Joe Maddon says Cubs have more young talent on the way
Chicago Cubs infielder Ian Happ works out during spring training on Feb. 20, 2017, in Mesa, Ariz.
Returning a championship team with young talents such as Kris Bryant, Kyle Schwarber, Addison Russell and Javier Baez has allowed Cubs manager Joe Maddon to take a longer look at some prospects during spring training.
And despite a lack of ballyhoo or elite rankings, more prospects are on the way, Maddon said.
"Nobody is talking as loudly about (Jacob) Hannemann, (Eloy) Jimenez, (Ian) Happ and (Jeimer) Candelario," Maddon said Monday in a convincing tone that would make Tommy Lasorda blush. "I’m here to tell you, if those dudes were in another camp right now, they would be projected in a much more glorious manner.
"But the fact they’re trailing these other guys, they’re not being spoken of as highly only because these other guys are in the way. But this is a really good group from a scouting standpoint."
Perhaps the biggest revelation involves pitcher Pierce Johnson, the first pitcher drafted under President Theo Epstein’s regime.
Johnson, 25, has struggled with inconsistency and injuries in his first five professional seasons and will become a full-time reliever. Maddon raved about his potential after receiving an encouraging report from catcher Miguel Montero following Johnson’s perfect inning against the Giants on Saturday.
"It’s a different look," Maddon said. "He’s a different animal all of a sudden. So if you’re in an organization that doesn’t have Bryant, Russell, Schwarber, (Willson) Contreras, etc., you’re talking a lot more loudly about this group right now."
Johnson was 1-6 with a 7.75 ERA in 11 starts for Triple-A Iowa last season but 3-0 with a 3.22 ERA in 11 relief appearances. He likes that he can pitch more aggressively instead of pacing himself for five to seven innings and appears to be slowly warming to the idea of relieving.
"Starting is my first love," Johnson said. "I’m not going to lie. I’ve done that my entire life. I’m not used to anything else.
"Change is good. And as Joe has said this year, he wants people to be uncomfortable. I’m uncomfortable right now. It’s definitely a transition, but it could work out in the end."
The reality is only Jimenez, whom Baseball America ranked as the 14th-best prospect, matches the billing of the Cubs’ young stars. The Cubs could find themselves needing to trade at least one of the new wave of top prospects to land a major-league-ready young pitcher.
Maddon said Hannemann, 25, an outfielder who batted .247 with 26 stolen bases for Double-A Tennessee in 2016, is "dripping with talent." A third-round pick in 2013, Hanneman missed two seasons at BYU while serving on a Mormon mission.

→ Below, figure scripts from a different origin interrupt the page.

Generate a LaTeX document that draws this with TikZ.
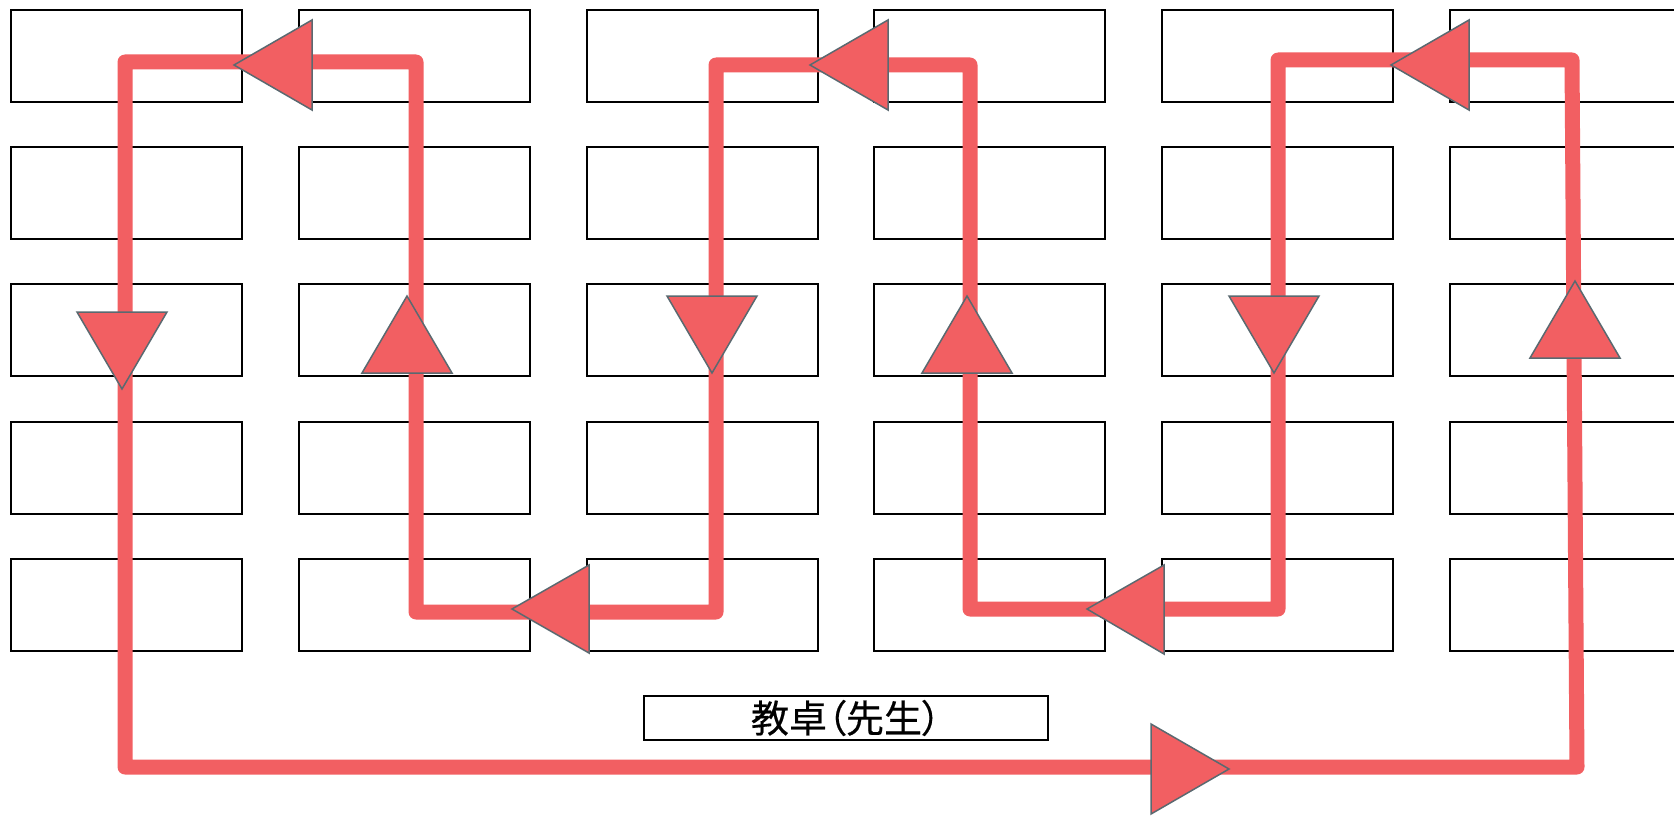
\documentclass[tikz,border=0pt]{standalone}
\usepackage{fontspec}
\newfontfamily\cjk[FakeBold=0.4]{Noto Sans CJK JP}
\newfontfamily\cjkp[RawFeature=+palt, FakeBold=0.4]{Noto Sans CJK JP}
\definecolor{pathred}{RGB}{242,95,98}
\definecolor{triedge}{RGB}{90,105,112}
\tikzset{
  desk/.style={draw=black, line width=2.4pt, minimum width=231pt, minimum height=92pt, inner sep=0pt, outer sep=0pt, fill=white},
  teacher/.style={draw=black, line width=2.4pt, minimum width=404pt, minimum height=44pt, inner sep=0pt, font=\cjk\fontsize{38}{40}\selectfont},
  route/.style={draw=pathred, line width=15pt, line join=round},
  tri/.style={fill=pathred, draw=triedge, line width=1.5pt, line join=miter}
}
\begin{document}
\begin{tikzpicture}[x=1pt, y=-1pt]
\useasboundingbox (0,0) rectangle (1674,816);
\clip (0,0) rectangle (1674,816);
% desks
\foreach \c/\x in {1/11, 2/299, 3/587, 4/874, 5/1162, 6/1450} {
  \foreach \r/\y in {1/10, 2/147, 3/284, 4/422, 5/559} {
    \node[desk] (d-\r-\c) at (\x+115.5, \y+46) {};
  }
}
% teacher desk
\node[teacher] (kyoutaku) at (846,718) {教卓{\cjkp （}先生{\cjkp ）}};
% route corners
\coordinate (p1) at (125,62);
\coordinate (p2) at (125,767);
\coordinate (p3) at (1577,767);
\coordinate (p4) at (1572,60);
\coordinate (p5) at (1278,60);
\coordinate (p6) at (1278,609);
\coordinate (p7) at (970,609);
\coordinate (p8) at (970,65);
\coordinate (p9) at (716,65);
\coordinate (p10) at (716,612);
\coordinate (p11) at (416,612);
\coordinate (p12) at (416,62);
\draw[route] (p1) -- (p2) -- (p3) -- (p4) -- (p5) -- (p6) -- (p7) -- (p8) -- (p9) -- (p10) -- (p11) -- (p12) -- cycle;
% direction triangles
% left-pointing
\filldraw[tri] (234,65) -- ++(78,-45) -- ++(0,90) -- cycle;
\filldraw[tri] (512,609) -- ++(77,-44) -- ++(0,88) -- cycle;
\filldraw[tri] (810,65) -- ++(78,-45) -- ++(0,90) -- cycle;
\filldraw[tri] (1087,609) -- ++(77,-44) -- ++(0,89) -- cycle;
\filldraw[tri] (1391,65) -- ++(78,-45) -- ++(0,90) -- cycle;
% down-pointing
\filldraw[tri] (122,389) -- ++(-45,-77) -- ++(90,0) -- cycle;
\filldraw[tri] (712,373) -- ++(-45,-77) -- ++(90,0) -- cycle;
\filldraw[tri] (1274,373) -- ++(-45,-77) -- ++(90,0) -- cycle;
% up-pointing
\filldraw[tri] (407,296) -- ++(-45,77) -- ++(90,0) -- cycle;
\filldraw[tri] (967,296) -- ++(-45,77) -- ++(90,0) -- cycle;
\filldraw[tri] (1575,281) -- ++(-45,77) -- ++(90,0) -- cycle;
% right-pointing
\filldraw[tri] (1229,769) -- ++(-78,-45) -- ++(0,90) -- cycle;
\end{tikzpicture}
\end{document}
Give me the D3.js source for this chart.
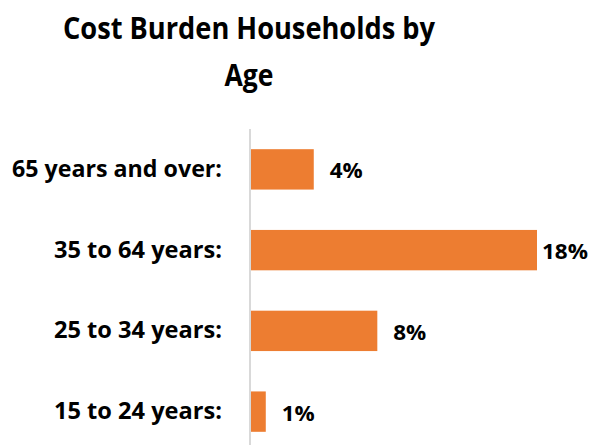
<!DOCTYPE html>
<html>
<head>
<meta charset="utf-8">
<script src="https://cdn.jsdelivr.net/npm/d3@7"></script>
<style>
  body { margin: 0; background: #fff; }
  text { font-family: "Open Sans", Lato, sans-serif; font-weight: bold; fill: #000; }
</style>
</head>
<body>
<script>
// chart data
var categories = ["65 years and over:", "35 to 64 years:", "25 to 34 years:", "15 to 24 years:"];
var values = [3.95, 18, 7.95, 0.93];
var titleLines = ["Cost Burden Households by", "Age"];

var width = 593, height = 445,
    barColor = "#ED7D31",
    axisLeft = 251;

var svg = d3.select("body").append("svg")
  .attr("width", width)
  .attr("height", height);

var x = d3.scaleLinear().domain([0, 18]).range([axisLeft, 537]);
var y = d3.scaleBand().domain(categories)
  .range([129, 452])
  .paddingInner(0.5)
  .paddingOuter(0.25);

// Calibri is not here, so squeeze a wider font to the same width
function fitText(sel, size, targetWidth) {
  sel.style("font-size", size + "px")
    .attr("textLength", targetWidth)
    .attr("lengthAdjust", "spacingAndGlyphs");
}

// title
var titleBase = [39, 86];
titleLines.forEach(function(line, i) {
  var t = svg.append("text")
    .attr("x", 249)
    .attr("y", titleBase[i])
    .attr("text-anchor", "middle")
    .text(line);
  fitText(t, 31, i === 0 ? 372 : 49);
});

// vertical axis line
svg.append("line")
  .attr("x1", axisLeft - 1).attr("x2", axisLeft - 1)
  .attr("y1", 129).attr("y2", height)
  .style("stroke", "#d9d9d9")
  .style("stroke-width", 2);

// bars
svg.selectAll("rect.bar")
  .data(values)
  .enter().append("rect")
  .attr("class", "bar")
  .attr("x", x(0))
  .attr("y", function(d, i) { return y(categories[i]); })
  .attr("width", function(d) { return x(d) - x(0); })
  .attr("height", y.bandwidth())
  .attr("fill", barColor);

// category labels
var labelWidths = [210, 168, 168, 168];
categories.forEach(function(c, i) {
  var t = svg.append("text")
    .attr("x", 222)
    .attr("y", y(c) + y.bandwidth() / 2 + 7.5)
    .attr("text-anchor", "end")
    .text(c);
  fitText(t, 23, labelWidths[i]);
});

// value labels
var fmt = function(d) { return Math.round(d) + "%"; };
values.forEach(function(v, i) {
  var w = fmt(v).length === 3 ? 46 : 33;
  var t = svg.append("text")
    .attr("y", y(categories[i]) + y.bandwidth() / 2 + 9)
    .text(fmt(v));
  fitText(t, 22, w);
  t.attr("x", Math.min(x(v) + 16, width - 5 - w));
});
</script>
</body>
</html>
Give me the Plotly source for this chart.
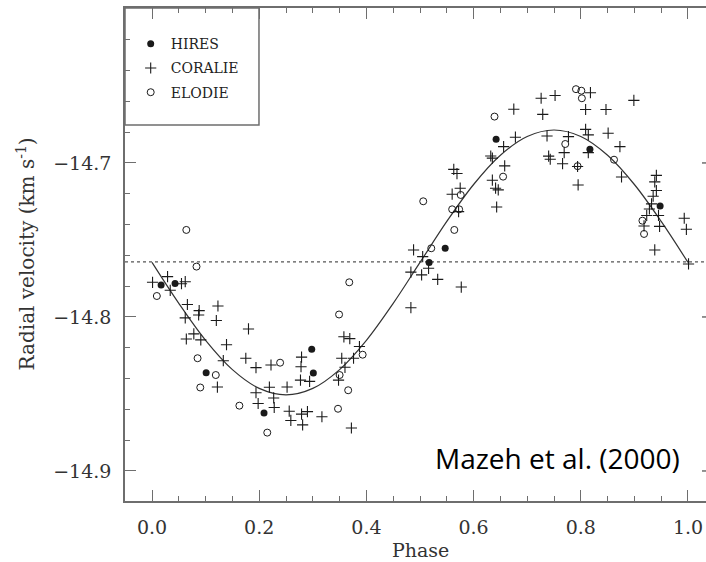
import plotly.graph_objects as go

# ---------------- data ----------------
HIRES_PHASE = [0.017, 0.043, 0.101, 0.209, 0.298, 0.301, 0.517, 0.547, 0.642, 0.817, 0.948]
HIRES_RV = [-14.7792, -14.7782, -14.8362, -14.8623, -14.8210, -14.8364, -14.7646, -14.7554,
            -14.6846, -14.6911, -14.7279]

ELODIE_PHASE = [0.009, 0.064, 0.083, 0.085, 0.119, 0.090, 0.163, 0.215, 0.239, 0.368, 0.349,
                0.393, 0.350, 0.366, 0.347, 0.506, 0.521, 0.564, 0.560, 0.573, 0.576, 0.655,
                0.639, 0.791, 0.801, 0.802, 0.771, 0.794, 0.862, 0.915, 0.918]
ELODIE_RV = [-14.7864, -14.7435, -14.7673, -14.8268, -14.8377, -14.8458, -14.8576, -14.8751,
             -14.8297, -14.7775, -14.7984, -14.8245, -14.8377, -14.8476, -14.8596, -14.7249,
             -14.7554, -14.7435, -14.7301, -14.7301, -14.7208, -14.7089, -14.6699, -14.6521,
             -14.6531, -14.6580, -14.6877, -14.7021, -14.6979, -14.7375, -14.7461]

CORALIE_PHASE = [0.001, 0.029, 0.034, 0.055, 0.062, 0.066, 0.088, 0.087, 0.123, 0.120,
                 0.062, 0.078, 0.064, 0.091, 0.180, 0.139, 0.133, 0.175, 0.194, 0.222,
                 0.122, 0.219, 0.194, 0.198, 0.227, 0.228, 0.252, 0.256, 0.259, 0.279,
                 0.278, 0.277, 0.294, 0.279, 0.290, 0.281, 0.317, 0.358, 0.369, 0.387,
                 0.354, 0.376, 0.360, 0.348, 0.372, 0.483, 0.483, 0.488, 0.505, 0.516,
                 0.503, 0.533, 0.577, 0.563, 0.569, 0.575, 0.560, 0.572, 0.632, 0.635,
                 0.658, 0.635, 0.641, 0.646, 0.643, 0.675, 0.678, 0.656, 0.726, 0.752,
                 0.729, 0.818, 0.809, 0.847, 0.899, 0.737, 0.777, 0.809, 0.814, 0.851,
                 0.873, 0.769, 0.740, 0.743, 0.766, 0.794, 0.814, 0.876, 0.795, 0.941,
                 0.938, 0.941, 0.935, 0.932, 0.928, 0.923, 0.945, 0.918, 0.947, 0.938,
                 0.993, 0.997, 1.001]
CORALIE_RV = [-14.7775, -14.7738, -14.7827, -14.7784, -14.7771, -14.7919, -14.7959, -14.7987,
              -14.7929, -14.8023, -14.8006, -14.8110, -14.8143, -14.8149, -14.8078, -14.8180,
              -14.8284, -14.8268, -14.8329, -14.8312, -14.8455, -14.8456, -14.8492, -14.8562,
              -14.8526, -14.8588, -14.8455, -14.8612, -14.8672, -14.8261, -14.8323, -14.8410,
              -14.8418, -14.8631, -14.8615, -14.8701, -14.8648, -14.8129, -14.8141, -14.8192,
              -14.8268, -14.8268, -14.8327, -14.8410, -14.8721, -14.7709, -14.7940, -14.7565,
              -14.7608, -14.7684, -14.7727, -14.7756, -14.7806, -14.7042, -14.7069, -14.7164,
              -14.7203, -14.7316, -14.6955, -14.6969, -14.7019, -14.7112, -14.7164, -14.7175,
              -14.7286, -14.6651, -14.6833, -14.6894, -14.6580, -14.6562, -14.6685, -14.6544,
              -14.6653, -14.6653, -14.6594, -14.6825, -14.6829, -14.6782, -14.6818, -14.6807,
              -14.6894, -14.6933, -14.6956, -14.6976, -14.7005, -14.7023, -14.6933, -14.7091,
              -14.7143, -14.7081, -14.7123, -14.7179, -14.7216, -14.7266, -14.7299, -14.7341,
              -14.7341, -14.7409, -14.7412, -14.7565, -14.7359, -14.7431, -14.7656]

FIT_PHASE = [0.00, 0.05, 0.10, 0.15, 0.20, 0.25, 0.30, 0.35, 0.40, 0.45, 0.50,
             0.55, 0.60, 0.65, 0.70, 0.75, 0.80, 0.85, 0.90, 0.95, 1.00]
FIT_RV = [-14.7646, -14.7912, -14.8152, -14.8342, -14.8464, -14.8506, -14.8464, -14.8342,
          -14.8152, -14.7912, -14.7646, -14.7380, -14.7140, -14.6950, -14.6828, -14.6786,
          -14.6828, -14.6950, -14.7140, -14.7380, -14.7646]

SYSTEMIC_RV = -14.7643
X_TICKS = [0.0, 0.2, 0.4, 0.6, 0.8, 1.0]
Y_TICKS = [-14.9, -14.8, -14.7]
X_TITLE = "Phase"
Y_TITLE = "Radial velocity (km s<sup>-1</sup>)"
CREDIT = "Mazeh et al. (2000)"

# ---------------- figure ----------------
SERIF = "DejaVu Serif"
INK = "#1a1a1a"
AXIS = "#6e6e6e"

fig = go.Figure()

fig.add_trace(go.Scatter(
    x=FIT_PHASE, y=FIT_RV, mode="lines", line=dict(color="#333333", width=1.2, shape="spline"),
    showlegend=False, hoverinfo="skip"))

fig.add_trace(go.Scatter(
    x=HIRES_PHASE, y=HIRES_RV, mode="markers", name="HIRES", legendgroup="a",
    marker=dict(symbol="circle", size=7, color=INK, line=dict(width=0))))
fig.add_trace(go.Scatter(
    x=CORALIE_PHASE, y=CORALIE_RV, mode="markers", name="CORALIE", legendgroup="b",
    marker=dict(symbol="cross-thin-open", size=8, color=INK, line=dict(width=1.1, color=INK))))
fig.add_trace(go.Scatter(
    x=ELODIE_PHASE, y=ELODIE_RV, mode="markers", name="ELODIE", legendgroup="c",
    marker=dict(symbol="circle-open", size=7, color=INK, line=dict(width=1, color=INK))))

# systemic velocity (dotted)
fig.add_shape(type="line", xref="paper", x0=0, x1=1, yref="y", y0=SYSTEMIC_RV, y1=SYSTEMIC_RV,
              line=dict(color="#555555", width=1.2, dash="dot"), layer="below")

# legend frame
fig.add_shape(type="rect", xref="paper", yref="paper", x0=0, x1=0.2306, y0=0.7627, y1=1,
              line=dict(color=AXIS, width=1.5), fillcolor="rgba(0,0,0,0)")

# right-axis tick stubs (axis itself lies just outside the picture)
for yv in Y_TICKS:
    fig.add_shape(type="line", xref="paper", x0=1 - 4 / 581, x1=1, yref="y", y0=yv, y1=yv,
                  line=dict(color=AXIS, width=1.5))

fig.add_annotation(x=0.5, y=-0.0985, xref="x", yref="paper", text=X_TITLE, showarrow=False,
                   yanchor="middle", xanchor="center",
                   font=dict(family=SERIF, size=19, color="#333333"))
fig.add_annotation(x=-0.1721, y=0.5, xref="paper", yref="paper", text=Y_TITLE, showarrow=False,
                   textangle=-90, xanchor="center", yanchor="middle",
                   font=dict(family=SERIF, size=20, color="#333333"))
fig.add_annotation(x=0.757, y=-14.8916, xref="x", yref="y", text=CREDIT, showarrow=False,
                   xanchor="center", yanchor="middle",
                   font=dict(family="Open Sans", size=28, color="#000000"))

fig.update_layout(
    width=706, height=562,
    margin=dict(l=125, r=0, t=8, b=61),
    paper_bgcolor="white", plot_bgcolor="white",
    showlegend=True,
    legend=dict(x=0.0098, y=0.959, xanchor="left", yanchor="top", bgcolor="rgba(0,0,0,0)",
                borderwidth=0, tracegroupgap=3, itemwidth=30,
                font=dict(family=SERIF, size=14, color="#222222")),
    xaxis=dict(range=[-0.0504, 1.0336], tickvals=X_TICKS, tickformat=".1f",
               ticks="inside", ticklen=11, tickwidth=1.3, tickcolor=AXIS,
               showline=True, linecolor=AXIS, linewidth=1.5, mirror="ticks",
               showgrid=False, zeroline=False, ticklabelstandoff=8,
               minor=dict(dtick=0.05, tick0=0, ticks="inside", ticklen=5, tickwidth=1.2,
                          tickcolor=AXIS, showgrid=False),
               tickfont=dict(family=SERIF, size=19, color="#333333")),
    yaxis=dict(range=[-14.9195, -14.5994], tickvals=Y_TICKS, tickformat=".1f",
               ticks="inside", ticklen=11, tickwidth=1.3, tickcolor=AXIS,
               showline=True, linecolor=AXIS, linewidth=1.5, mirror=False,
               showgrid=False, zeroline=False, ticklabelstandoff=8,
               minor=dict(dtick=0.02, tick0=-14.9, ticks="inside", ticklen=5, tickwidth=1.2,
                          tickcolor=AXIS, showgrid=False),
               tickfont=dict(family=SERIF, size=19, color="#333333")),
)

fig.write_html("out.html")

Maddon lauded Candelario, 23, for his .351 on-base percentage, but he faces a logjam with Bryant at third base.
Happ, the Cubs’ first pick in the 2015 draft, has impressed Maddon with his switch-hitting ability and drew attention in November by homering from both sides of the plate in the Arizona Fall League title game.
"These are impact players," Maddon said.